Values of SS compiled for a variety of subsurface materials can support a first estimate of SS for specific sites where direct measurement is not possible, particularly where modelling shows low sensitivity to SS parameterisation. Compiled SS values along with porosity and formation compressibility were used to develop a correlation. Empirical equations (shown in Figs. 6 and 7) developed in this study can be used to estimate SS values for a formation based on other parameter measurements. In addition, SS values, along with other parameters for different material types presented here (Table S1 of the ESM), can be used as a reference value and may help to constrain groundwater models or assist with analysis or calibration. The compiled SS data revealed a log-normal PDF from which a series of PDFs for 10 different types of consolidated and unconsolidated materials were derived. These PDFs can form a foundation for stochastic analysis of groundwater systems.

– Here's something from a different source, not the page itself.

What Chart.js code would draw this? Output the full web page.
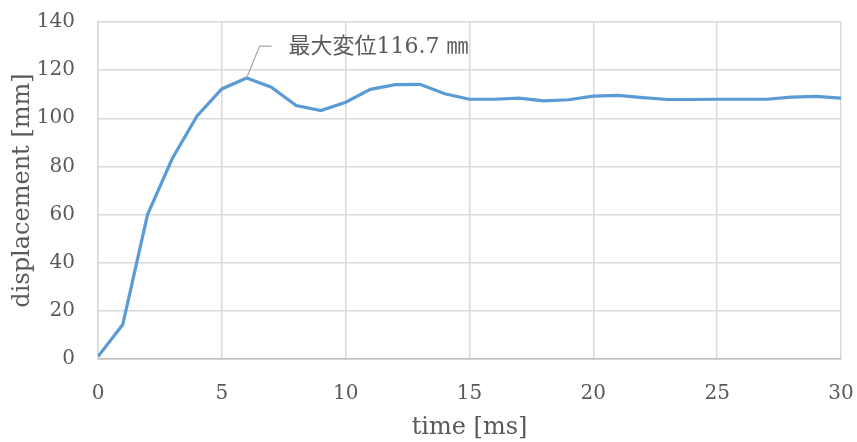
<!DOCTYPE html>
<html>
<head>
<meta charset="utf-8">
<script src="https://cdn.jsdelivr.net/npm/chart.js@4"></script>
<style>
  html, body { margin: 0; padding: 0; background: #fff; }
  #wrap { width: 857px; height: 442px; }
</style>
</head>
<body>
<div id="wrap"><canvas id="c" width="857" height="442"></canvas></div>
<script>
const timeMs = [0,1,2,3,4,5,6,7,8,9,10,11,12,13,14,15,16,17,18,19,20,21,22,23,24,25,26,27,28,29,30];
const displacement = [1,14.3,60,83.3,101,112.2,116.7,112.9,105.3,103.2,106.7,112,114,114.1,110.2,107.9,107.9,108.4,107.2,107.7,109.2,109.5,108.6,107.8,107.8,107.9,107.9,107.9,108.8,109.1,108.4];
const xTicks = [0,5,10,15,20,25,30];
const yTicks = [0,20,40,60,80,100,120,140];
const xTitle = 'time [ms]';
const yTitle = 'displacement [mm]';
const peakTime = 6;
const peakValue = 116.7;
const peakLabel = '最大変位116.7 ㎜';

const serif = '"DejaVu Serif", "Liberation Serif", serif';
const textColor = '#595959';

const peakAnnotation = {
  id: 'peakAnnotation',
  afterDatasetsDraw(chart) {
    const ctx = chart.ctx;
    const xs = chart.scales.x, ys = chart.scales.y;
    const px = xs.getPixelForValue(peakTime);
    const py = ys.getPixelForValue(peakValue);
    ctx.save();
    ctx.strokeStyle = '#a6a6a6';
    ctx.lineWidth = 1.2;
    ctx.beginPath();
    ctx.moveTo(px, py);
    ctx.lineTo(px + 13, py - 32);
    ctx.lineTo(px + 25, py - 32);
    ctx.stroke();
    ctx.fillStyle = textColor;
    ctx.font = '22px "DejaVu Serif", "Noto Sans CJK JP", serif';
    ctx.textBaseline = 'middle';
    ctx.textAlign = 'left';
    ctx.fillText(peakLabel, px + 42, py - 31);
    ctx.restore();
  }
};

new Chart(document.getElementById('c'), {
  type: 'line',
  data: {
    datasets: [{
      data: timeMs.map((t, i) => ({ x: t, y: displacement[i] })),
      borderColor: '#5b9bd5',
      borderWidth: 3.2,
      pointRadius: 0,
      tension: 0,
      fill: false
    }]
  },
  options: {
    responsive: false,
    animation: false,
    layout: { padding: { left: 0, top: 22, right: 16, bottom: 0 } },
    plugins: { legend: { display: false }, tooltip: { enabled: false } },
    scales: {
      x: {
        type: 'linear',
        min: 0, max: 30,
        afterBuildTicks(scale) { scale.ticks = xTicks.map(v => ({ value: v })); },
        afterFit(scale) { scale.height = 83; scale.paddingLeft = 0; scale.paddingRight = 0; },
        grid: { color: '#d9d9d9', lineWidth: 1.5, drawTicks: false },
        border: { color: '#bfbfbf', width: 1.5 },
        ticks: { color: textColor, font: { family: serif, size: 20 }, padding: 23, maxRotation: 0 },
        title: { display: true, text: xTitle, color: textColor, font: { family: serif, size: 24 }, padding: { top: 0, bottom: 0 } }
      },
      y: {
        min: 0, max: 140,
        afterBuildTicks(scale) { scale.ticks = yTicks.map(v => ({ value: v })); },
        afterFit(scale) { scale.width = 98; scale.paddingTop = 0; scale.paddingBottom = 0; },
        grid: { color: '#d9d9d9', lineWidth: 1.5, drawTicks: false },
        border: { color: '#d9d9d9', width: 1.5 },
        ticks: { color: textColor, font: { family: serif, size: 20 }, padding: 23 },
        title: { display: true, text: yTitle, color: textColor, font: { family: serif, size: 24 }, padding: { top: 8, bottom: 0 } }
      }
    }
  },
  plugins: [peakAnnotation]
});
</script>
</body>
</html>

Further research is required to evaluate the physical basis for relatively high SS values (>1.3 × 10–5 m–1), particularly for sandy materials and extractable water content for different lithologies. Some open questions related to the sensitivity of SS estimation to varying magnitudes of hydraulic stress in monitoring bores, conditions during on-site testing and scale of influence for pore pressure around a borehole, and the scale dependency of SS for a range of subsurface conditions and stresses need further investigation. Results from this study demonstrate that SS is a hydrogeological parameter that must be given more attention and, if estimated in situ at an appropriate scale, could improve understanding of groundwater storage and increase confidence in the modelling of groundwater systems.